Marketers will have to master true engagement
Most marketers continue to enter social media as if it’s a cheap place to stick messages, whether on Facebook or Twitter. Why else is Facebook (and soon Twitter) making such an effort to educate brands on what to do after they’ve acquired all those like clicks? Even Old Spice forgot that about it’s million followers after so brilliantly attracting them all. If advertisers expect social media to generate interest in their TV spots, they’ll need to get better at adding value to the conversation. Hint: discounts won’t be enough to build real loyalty.
Earned and paid media will need to work more seamlessly
This will be a tough one for agencies (and brands) that don’t have social oriented PR divisions made up of people who know how to listen, engage and interact in real time, focusing less on cleverness and more on support, responsiveness and interaction. The trick will be how to combine the Facebook and Twitter paid efforts with genuine conversation that keeps people coming back and paying attention. Those that get it will retain more followers and convert them to advocates.

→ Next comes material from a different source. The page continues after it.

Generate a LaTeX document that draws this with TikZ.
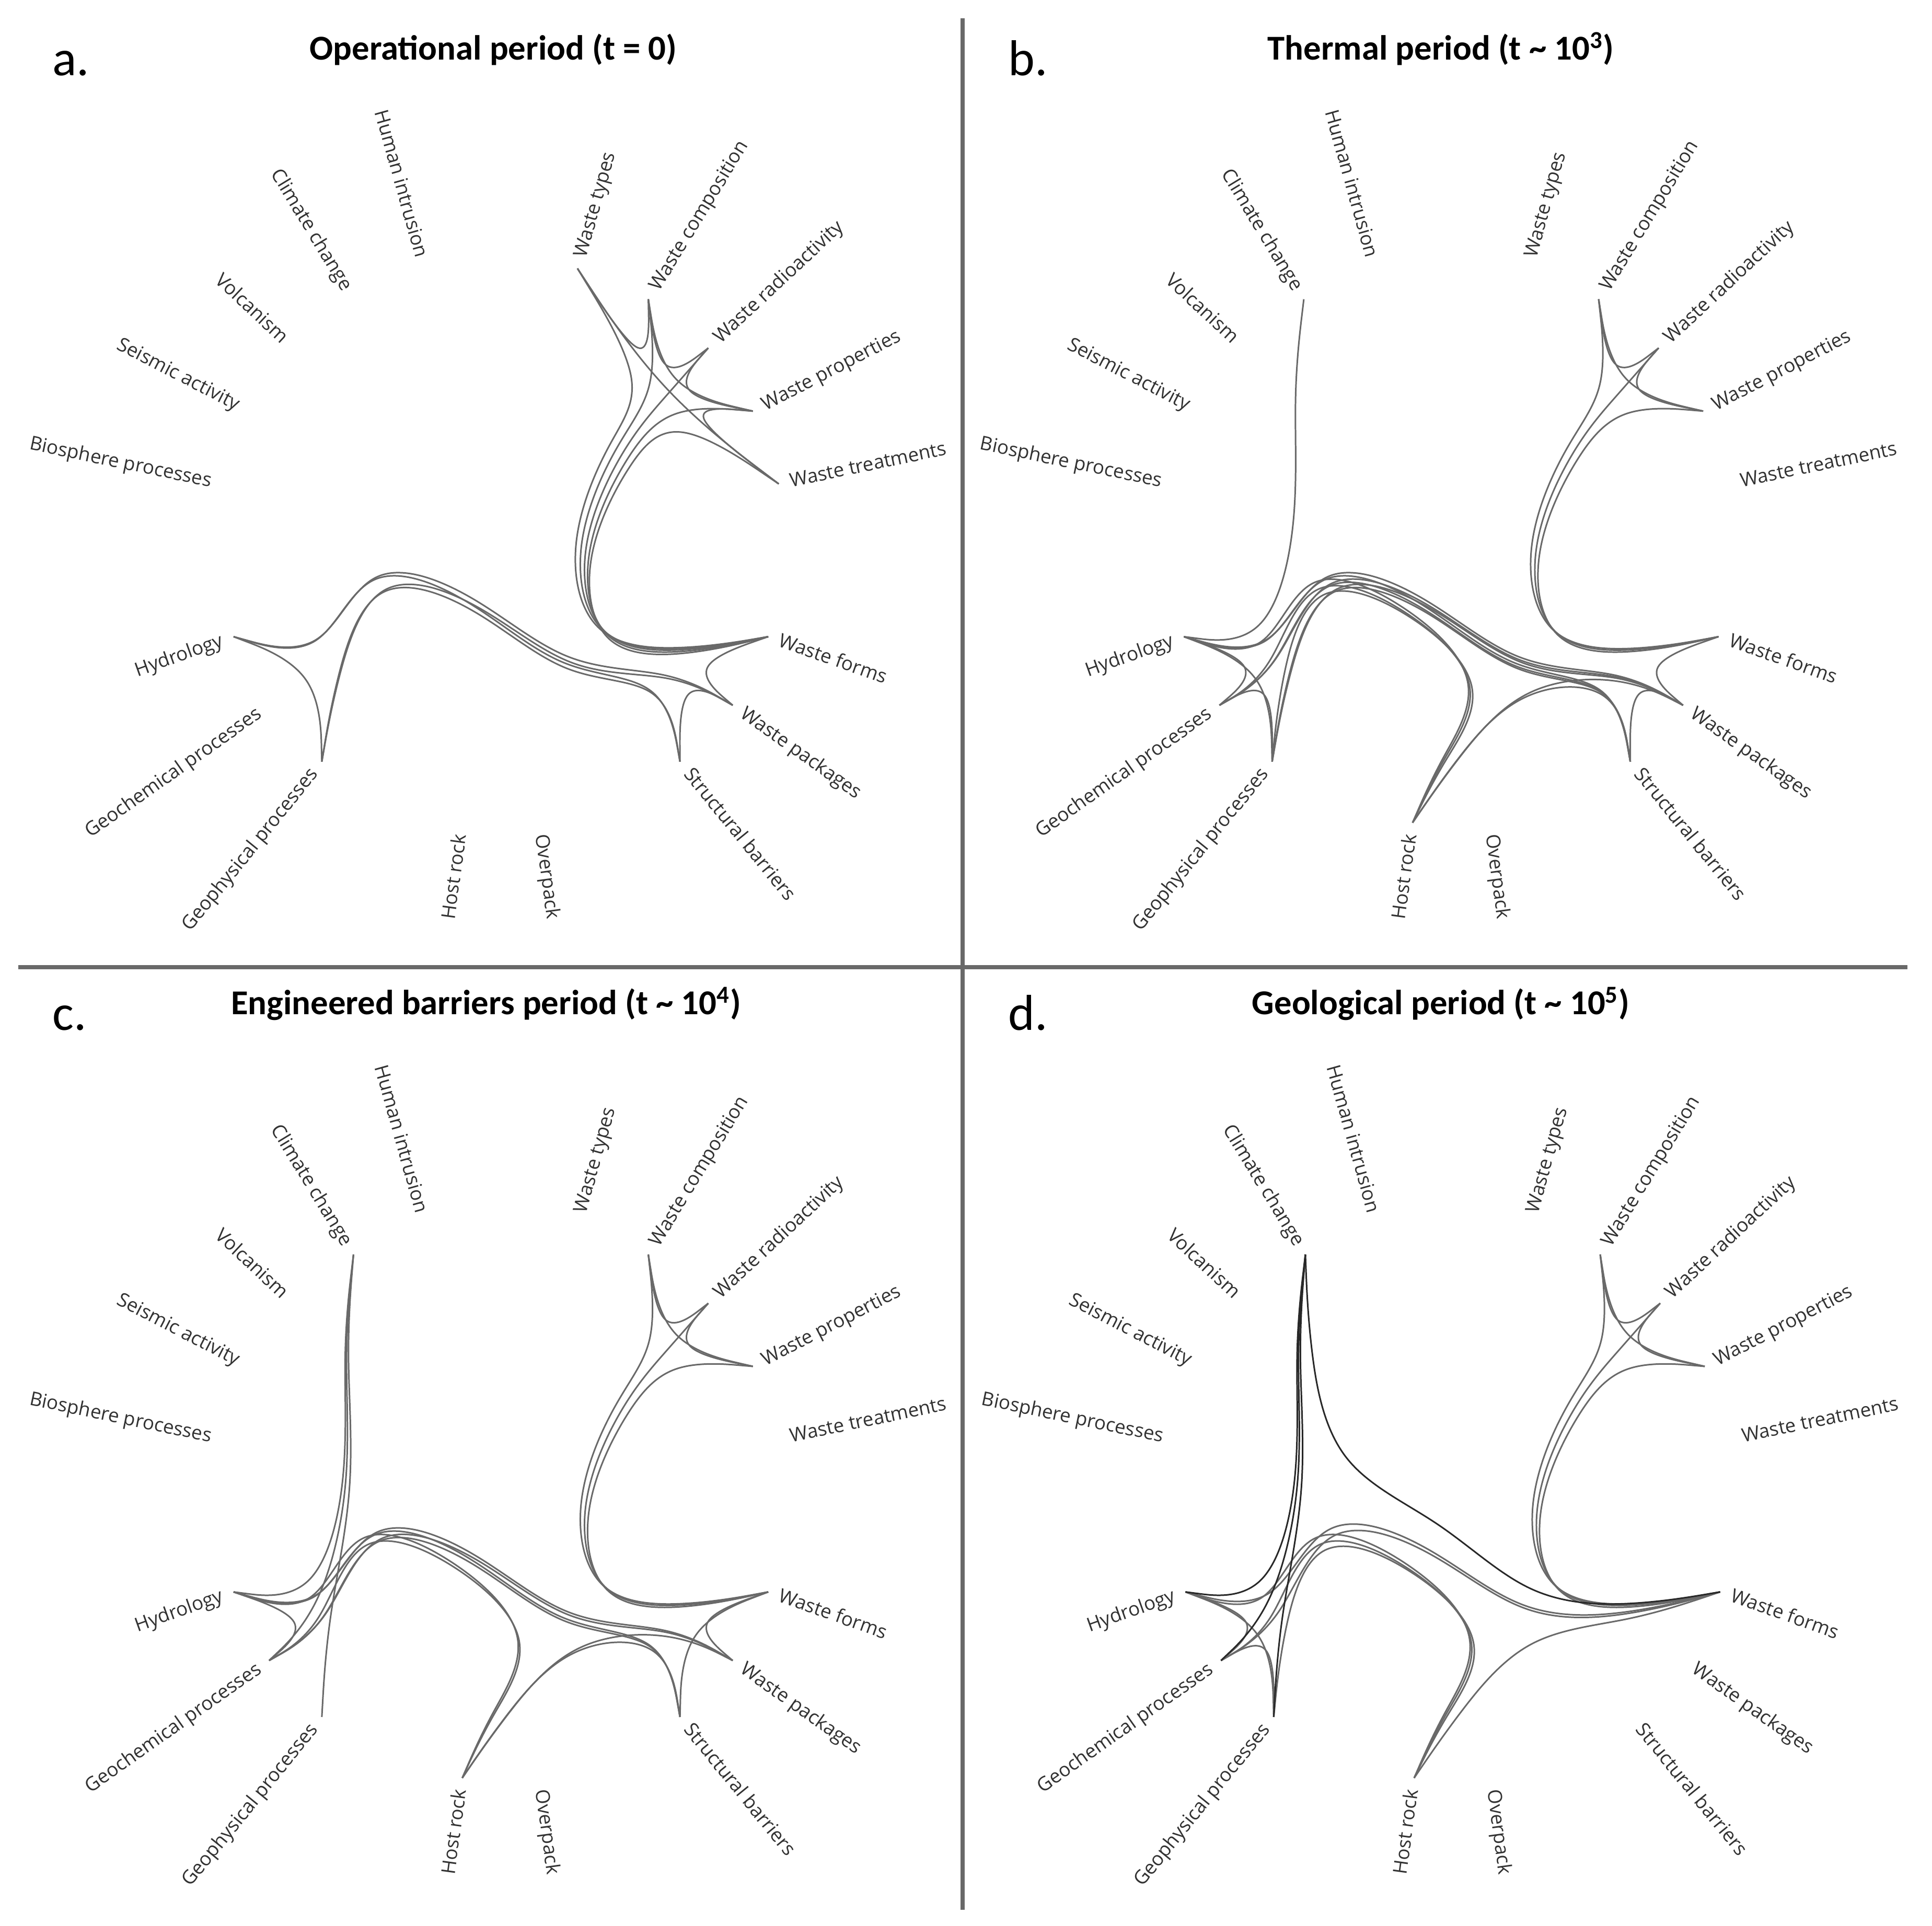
\documentclass[tikz,border=0pt]{standalone}
\usepackage{fontspec}
\usepackage{tikz}
\usetikzlibrary{calc}
\newfontfamily\labelfont{Open Sans}
\newfontfamily\titlefont{Carlito}
\definecolor{linkgray}{RGB}{105,105,105}
\definecolor{darkline}{RGB}{40,40,40}
\definecolor{labelgray}{RGB}{50,50,50}
\definecolor{rulegray}{RGB}{105,105,105}
\tikzset{
    leaflabel/.style={
        inner sep=0pt, text=labelgray, text height=0.82em, text depth=0.2em,
        font=\labelfont\fontsize{10.5}{12}\selectfont
    },
    link/.style={
        draw=linkgray, line width=0.85pt
    },
    darklink/.style={
        draw=darkline, line width=0.85pt
    },
    paneltitle/.style={
        anchor=base, inner sep=0pt, font=\titlefont\bfseries\fontsize{19}{22}\selectfont
    },
    panelletter/.style={
        anchor=base west, inner sep=0pt, font=\titlefont\fontsize{27.5}{30}\selectfont
    },
    divider/.style={
        draw=rulegray, line width=2.2pt
    }
}
\def\rad{5.43}
\def\gap{0.22}
% bundled link: leaf, hubs ..., leaf
\newcommand{\linkpath}[2][link]{%
    \foreach \bp [count=\bi from 0] in {#2} {%
        \coordinate (raw\bi) at (\bp);
        \xdef\blast{\bi}}
    \pgfmathtruncatemacro{\bprev}{\blast-1}
    \foreach \bi in {0,...,\blast} {%
        \coordinate (q\bi) at ($(raw\bi)!0.15!($(raw0)!{\bi/\blast}!(raw\blast)$)$);}
    \coordinate (s1) at ($(q0)!{1/6}!(q1)$);
    \gdef\bcurve{}
    \foreach \bk [evaluate=\bk as \ba using int(\bk-2), evaluate=\bk as \bb using int(\bk-1)] in {2,...,\blast} {%
        \coordinate (a\bk) at ($(q\ba)!{1/3}!(q\bb)$);
        \coordinate (b\bk) at ($(q\ba)!{2/3}!(q\bb)$);
        \coordinate (e\bk) at ($(q\bb)!{1/3}!($(q\ba)!0.5!(q\bk)$)$);
        \xdef\bcurve{\bcurve .. controls (a\bk) and (b\bk) .. (e\bk)}}
    \coordinate (fa) at ($(q\bprev)!{1/3}!(q\blast)$);
    \coordinate (fb) at ($(q\bprev)!{2/3}!(q\blast)$);
    \coordinate (fe) at ($(q\bprev)!{5/6}!(q\blast)$);
    \draw[#1] (q0) -- (s1) \bcurve .. controls (fa) and (fb) .. (fe) -- (q\blast);
}
% leaves, labels and hubs of one panel
\newcommand{\drawleaves}{%
    \coordinate (gA) at (136.96:{0.75*\rad});
    \coordinate (gB) at (43.04:{0.75*\rad});
    \coordinate (gC) at (-35.22:{0.75*\rad});
    \coordinate (gD) at (-90:{0.75*\rad});
    \coordinate (gE) at (-144.78:{0.75*\rad});
    \coordinate (hAE) at (176.09:{0.5*\rad});
    \coordinate (hB) at (43.04:{0.5*\rad});
    \coordinate (hCD) at (-62.61:{0.5*\rad});
    \coordinate (mAC) at (-122:{0.16*\rad});
    \coordinate (mBC) at (-20:{0.17*\rad});
    \foreach \nm/\ang/\txt in {wty/74.35/Waste types, wco/58.70/Waste composition,
        wra/43.04/Waste radioactivity, wpr/27.39/Waste properties, wtr/11.74/Waste treatments,
        wfo/-19.57/Waste forms, wpa/-35.22/Waste packages, sba/-50.87/Structural barriers,
        ove/-82.17/Overpack} {
        \coordinate (\nm) at (\ang:\rad);
        \node[leaflabel, rotate=\ang, anchor=west] (\nm-t) at (\ang:{\rad+\gap}) {\txt};
    }
    \foreach \nm/\ang/\txt in {hro/-97.83/Host rock, gph/-129.13/Geophysical processes,
        gch/-144.78/Geochemical processes, hyd/-160.43/Hydrology, bio/168.26/Biosphere processes,
        sei/152.61/Seismic activity, vol/136.96/Volcanism, cli/121.30/Climate change,
        hum/105.65/Human intrusion} {
        \pgfmathsetmacro{\flip}{\ang+180}
        \coordinate (\nm) at (\ang:\rad);
        \node[leaflabel, rotate=\flip, anchor=east] (\nm-t) at (\ang:{\rad+\gap}) {\txt};
    }
}

\begin{document}
\begin{tikzpicture}
    \useasboundingbox (0,0) rectangle (36.97,36.85);

    % --- separators ---
    \draw[divider] (18.42,36.50) -- (18.42,0.30);
    \draw[divider] (0.35,18.34) -- (36.50,18.34);

    % --- titles ---
    \node[panelletter] (let-a) at (1.00,35.40) {a.};
    \node[panelletter] (let-b) at (19.29,35.40) {b.};
    \node[panelletter] (let-c) at (1.00,17.13) {c.};
    \node[panelletter] (let-d) at (19.29,17.13) {d.};
    \node[paneltitle] (title-a) at (9.44,35.70) {Operational period (t = 0)};
    \node[paneltitle] (title-b) at (27.57,35.70) {Thermal period (t \textasciitilde{} 10\textsuperscript{3})};
    \node[paneltitle] (title-c) at (9.30,17.43) {Engineered barriers period (t \textasciitilde{} 10\textsuperscript{4})};
    \node[paneltitle] (title-d) at (27.57,17.43) {Geological period (t \textasciitilde{} 10\textsuperscript{5})};

    % --- a: operational ---
    \begin{scope}[shift={(9.585,26.484)}]
        \drawleaves
        \foreach \ea/\eb in {wty/wtr, wty/wco, wco/wra, wco/wpr, wra/wpr, wpr/wtr} {\linkpath{\ea,gB,\eb}}
        \foreach \ea in {wty, wco, wra, wpr, wtr} {\linkpath{\ea,gB,hB,mBC,hCD,gC,wfo}}
        \foreach \ea/\eb in {wfo/wpa, wpa/sba} {\linkpath{\ea,gC,\eb}}
        \linkpath{hyd,gE,gph}
        \foreach \ea/\eb in {hyd/wpa, hyd/sba, gph/wpa, gph/sba} {\linkpath{\ea,gE,hAE,mAC,hCD,gC,\eb}}
    \end{scope}

    % --- b: thermal ---
    \begin{scope}[shift={(27.77,26.484)}]
        \drawleaves
        \linkpath{cli,gA,hAE,gE,hyd}
        \foreach \ea/\eb in {hyd/gch, hyd/gph, gch/gph} {\linkpath{\ea,gE,\eb}}
        \foreach \ea/\eb in {hyd/wpa, hyd/sba, gch/wpa, gch/sba, gph/wpa, gph/sba} {\linkpath{\ea,gE,hAE,mAC,hCD,gC,\eb}}
        \foreach \ea in {hyd, gch, gph} {\linkpath{\ea,gE,hAE,mAC,hCD,gD,hro}}
        \foreach \eb in {wpa, sba} {\linkpath{hro,gD,hCD,gC,\eb}}
        \foreach \ea/\eb in {wco/wra, wra/wpr, wco/wpr} {\linkpath{\ea,gB,\eb}}
        \foreach \ea in {wco, wra, wpr} {\linkpath{\ea,gB,hB,mBC,hCD,gC,wfo}}
        \foreach \ea/\eb in {wfo/wpa, wpa/sba} {\linkpath{\ea,gC,\eb}}
    \end{scope}

    % --- c: engineered barriers ---
    \begin{scope}[shift={(9.585,8.202)}]
        \drawleaves
        \foreach \eb in {hyd, gch, gph} {\linkpath{cli,gA,hAE,gE,\eb}}
        \linkpath{hyd,gE,gch}
        \foreach \ea/\eb in {hyd/wpa, hyd/sba, gch/wpa, gch/sba} {\linkpath{\ea,gE,hAE,mAC,hCD,gC,\eb}}
        \foreach \ea in {hyd, gch} {\linkpath{\ea,gE,hAE,mAC,hCD,gD,hro}}
        \foreach \eb in {wpa, sba} {\linkpath{hro,gD,hCD,gC,\eb}}
        \foreach \ea/\eb in {wco/wra, wra/wpr, wco/wpr} {\linkpath{\ea,gB,\eb}}
        \foreach \ea in {wco, wra, wpr} {\linkpath{\ea,gB,hB,mBC,hCD,gC,wfo}}
        \foreach \ea/\eb in {wfo/wpa, wfo/sba} {\linkpath{\ea,gC,\eb}}
    \end{scope}

    % --- d: geological ---
    \begin{scope}[shift={(27.80,8.202)}]
        \drawleaves
        \foreach \ea/\eb in {hyd/gch, hyd/gph, gch/gph} {\linkpath{\ea,gE,\eb}}
        \foreach \ea in {hyd, gch, gph} {\linkpath{\ea,gE,hAE,mAC,hCD,gD,hro}}
        \foreach \ea in {hyd, gch} {\linkpath{\ea,gE,hAE,mAC,hCD,gC,wfo}}
        \linkpath{hro,gD,hCD,gC,wfo}
        \foreach \ea/\eb in {wco/wra, wra/wpr, wco/wpr} {\linkpath{\ea,gB,\eb}}
        \foreach \ea in {wco, wra, wpr} {\linkpath{\ea,gB,hB,mBC,hCD,gC,wfo}}
        % climate change links
        \foreach \eb in {hyd, gch, gph} {\linkpath[darklink]{cli,gA,hAE,gE,\eb}}
        \linkpath[darklink]{cli,gA,hAE,mAC,hCD,gC,wfo}
    \end{scope}
\end{tikzpicture}
\end{document}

Twitter will finally go mainstream
Every media property, blog and website by now has a link to Twitter with the annoying request “follow us on Twitter.” The words alone suggest that the consumer wants to show up for no other reason than to receive updates or messages. But as more and more TV shows and advertisers invite participation and opinion via the micro-blogging platform, they’ll do as much to drive the familiarity with Twitter as Twitter does to keep live TV going.
It’s ironic that advertising, which resisted getting digital and social while enduring the criticism of its increasing irrelevance by those newer media platforms, should now be back in driver’s seat. Certainly keeps things interesting.